Bend all the wires still on the base of robot underneath the "battery support" squares.
One the wires are bent under and out the back slot, secure the ESCs to the base with the double-sided foam tape that comes with the ESCs, using only one of the big pieces per ESC. Secure them so the back edge of the ESC is 2.75" from the back.
Step 11: Making the Wedge
Cut a 6 3/8" by 11.5" sheet of Plexiglass with a table saw.
Cut one of the 11.5" edges at a 45 degree angle, to make it easier to sand and get closer to zero clearance.
Cut a 5.25" by 1" strip of Plexiglass, used to contain the nails in the front.
Slide the 5.25" by 1" strip onto the base, butting right up against the front edge of the ESC.
Fill the front of the base, between the edge of the base and the strip of Plexiglass with the extra nails, to weigh down the front of the bot.
Place the 6 3/8" by 11.5" Plexiglass sheet on top of the triangles, and drill four holes through the Plexiglass into the wood triangles, 2 per triangle.
Secure the Plexiglass on with four screws, making sure the nails and small Plexiglass sheet are contained within the robot.
Using sandpaper, sand down the bottom of the Plexiglass ramp, to get closer to zero clearance, but keep making sure the ramp sits flat on the surface.
Step 12: Battery and Top of Ramp
Cut two 1 7/8" by 1 7/8" by 5/8" pine squares.
Cut a Plexiglass strip 1.5" by 11.5".
Slide the two squares onto the Plexiglass squares, all the way to outside edge of each square.
Drill one hole through the back piece of Plexiglass into each square, and secure with a screw.
Place the Plexiglass strip on top of the ramp and against the wood squares.
Drill one hole through the Plexiglass into each block.
Secure with two screws.
Set battery into slot, and wrap a zip tie through the back slot and around the battery, to secure it.
Connect the ESC RC wires to the RC receiver, on channels 2 and 3.
Using one of the remaining large pieces of double-sided foam tape, secure the receiver to the top of the battery.
Using the two small pieces of tape, secure the on-off switches to the back piece of Plexiglass.
Connect the battery wire to the extension wire sticking out the back slot.
Step 13: Controller Fixes
Put the 4AA batteries in the controller, and charge the robot's battery.
The controller's reverser should be set as follows:
You might have to switch the channels of the ESCs if the controller controls the wrong side.
Since the controller is an airplane one, the left joystick "sticks" or stays in one place, because it's typically a throttle. However, this isn't needed for a Sumo Bot, and actually is hard to use, because the tensions are different. To counteract this, I tied two sets of three rubber bands together and looped each set of three over the joystick.
Step 14: Competition Comments
Although I already mentioned this, but here are some final observations and tips.
1. Airplane motors do not work well in land vehicles, because even lock nuts don't stay on well enough.
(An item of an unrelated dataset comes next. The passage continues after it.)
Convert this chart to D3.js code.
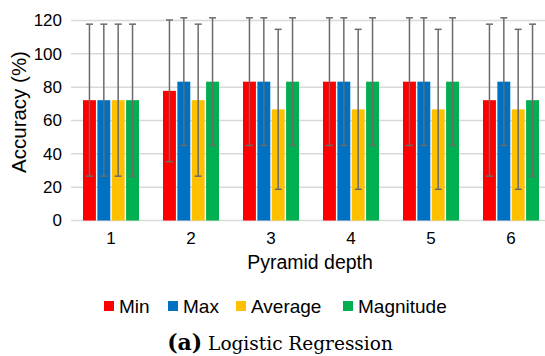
<!DOCTYPE html>
<html>
<head>
<meta charset="utf-8">
<script src="https://cdn.jsdelivr.net/npm/d3@7"></script>
<style>
  body { margin: 0; background: #fff; }
  svg { display: block; }
</style>
</head>
<body>
<div id="chart"></div>
<script>
const depths = ["1", "2", "3", "4", "5", "6"];
const seriesNames = ["Min", "Max", "Average", "Magnitude"];
const minVals = [72.2, 77.8, 83.3, 83.3, 83.3, 72.2];
const maxVals = [72.2, 83.3, 83.3, 83.3, 83.3, 83.3];
const avgVals = [72.2, 72.2, 66.7, 66.7, 66.7, 66.7];
const magVals = [72.2, 83.3, 83.3, 83.3, 83.3, 72.2];
const minErr = [45.6, 42.5, 38.3, 38.3, 38.3, 45.6];
const maxErr = [45.6, 38.3, 38.3, 38.3, 38.3, 38.3];
const avgErr = [45.6, 45.6, 48.0, 48.0, 48.0, 48.0];
const magErr = [45.6, 38.3, 38.3, 38.3, 38.3, 45.6];
const yTicks = [0, 20, 40, 60, 80, 100, 120];

const colors = { Min: "#ff0000", Max: "#0070c0", Average: "#ffc000", Magnitude: "#00b050" };
const vals = { Min: minVals, Max: maxVals, Average: avgVals, Magnitude: magVals };
const errs = { Min: minErr, Max: maxErr, Average: avgErr, Magnitude: magErr };

const width = 545, height = 356;
const margin = { top: 20.5, left: 71, plotRight: 551, bottom: 220.5 };

const svg = d3.select("#chart").append("svg")
  .attr("width", width)
  .attr("height", height)
  .style("font-family", "'Liberation Sans', Arial, sans-serif");

const x0 = d3.scaleBand()
  .domain(depths)
  .range([margin.left, margin.plotRight])
  .paddingInner(0.3)
  .paddingOuter(0.15);

const x1 = d3.scaleBand()
  .domain(seriesNames)
  .range([0, x0.bandwidth()])
  .paddingInner(0.1);

const y = d3.scaleLinear()
  .domain([0, 120])
  .range([margin.bottom, margin.top]);

// gridlines
svg.append("g")
  .selectAll("line")
  .data(yTicks)
  .join("line")
    .attr("x1", margin.left)
    .attr("x2", margin.plotRight)
    .attr("y1", d => y(d))
    .attr("y2", d => y(d))
    .attr("stroke", "#d9d9d9")
    .attr("stroke-width", 1.5);

// y labels
svg.append("g")
  .selectAll("text")
  .data(yTicks)
  .join("text")
    .attr("x", 62)
    .attr("y", d => y(d))
    .attr("dy", "0.35em")
    .attr("text-anchor", "end")
    .attr("font-size", 17)
    .attr("fill", "#000")
    .text(d => d);

svg.append("text")
  .attr("transform", "rotate(-90)")
  .attr("x", -112)
  .attr("y", 19)
  .attr("dy", "0.35em")
  .attr("text-anchor", "middle")
  .attr("font-size", 20.5)
  .text("Accuracy (%)");

// bars
const rows = [];
depths.forEach((d, i) => {
  seriesNames.forEach(s => {
    rows.push({ depth: d, series: s, value: vals[s][i], err: errs[s][i] });
  });
});

svg.append("g")
  .selectAll("rect")
  .data(rows)
  .join("rect")
    .attr("x", d => x0(d.depth) + x1(d.series))
    .attr("y", d => y(d.value))
    .attr("width", x1.bandwidth())
    .attr("height", d => y(0) - y(d.value))
    .attr("fill", d => colors[d.series]);

// error bars
const eb = svg.append("g")
  .attr("stroke", "#6b6b6b")
  .attr("stroke-width", 1.5);

eb.selectAll("line.stem")
  .data(rows)
  .join("line")
    .attr("class", "stem")
    .attr("x1", d => x0(d.depth) + x1(d.series) + x1.bandwidth() / 2)
    .attr("x2", d => x0(d.depth) + x1(d.series) + x1.bandwidth() / 2)
    .attr("y1", d => y(d.value + d.err))
    .attr("y2", d => y(d.value - d.err));

["top", "bot"].forEach(k => {
  eb.selectAll("line.cap-" + k)
    .data(rows)
    .join("line")
      .attr("class", "cap-" + k)
      .attr("x1", d => x0(d.depth) + x1(d.series) + x1.bandwidth() / 2 - 3.5)
      .attr("x2", d => x0(d.depth) + x1(d.series) + x1.bandwidth() / 2 + 3.5)
      .attr("y1", d => y(k === "top" ? d.value + d.err : d.value - d.err))
      .attr("y2", d => y(k === "top" ? d.value + d.err : d.value - d.err));
});

// x labels
svg.append("g")
  .selectAll("text")
  .data(depths)
  .join("text")
    .attr("x", d => x0(d) + x0.bandwidth() / 2)
    .attr("y", 238)
    .attr("dy", "0.35em")
    .attr("text-anchor", "middle")
    .attr("font-size", 17)
    .text(d => d);

svg.append("text")
  .attr("x", 310)
  .attr("y", 262)
  .attr("dy", "0.35em")
  .attr("text-anchor", "middle")
  .attr("font-size", 19.5)
  .text("Pyramid depth");

// legend
const legendX = [104, 168, 236, 343];
const legend = svg.append("g")
  .selectAll("g")
  .data(seriesNames)
  .join("g")
    .attr("transform", (d, i) => `translate(${legendX[i]}, 306)`);

legend.append("rect")
  .attr("x", 0)
  .attr("y", -5)
  .attr("width", 10)
  .attr("height", 10)
  .attr("fill", d => colors[d]);

legend.append("text")
  .attr("x", 15)
  .attr("dy", "0.35em")
  .attr("font-size", 19)
  .text(d => d);

// caption
const cap = svg.append("text")
  .attr("x", 280)
  .attr("y", 350)
  .attr("text-anchor", "middle")
  .style("font-family", "'DejaVu Serif', 'Liberation Serif', serif");

cap.append("tspan")
  .attr("font-weight", "bold")
  .attr("font-size", 22)
  .text("(a)");

cap.append("tspan")
  .attr("font-size", 18.5)
  .text(" Logistic Regression");
</script>
</body>
</html>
Also, they provide no torque, which in a competition like this, is a horrible idea.
2. Develop a better means of achieving zero clearance.
3. Do not, under any circumstances take off the plastic around the RC receiver. It is meant to stay on and protect it.
4. Remember to charge the battery fully before competition.
5. Get lots of practice handling the robot.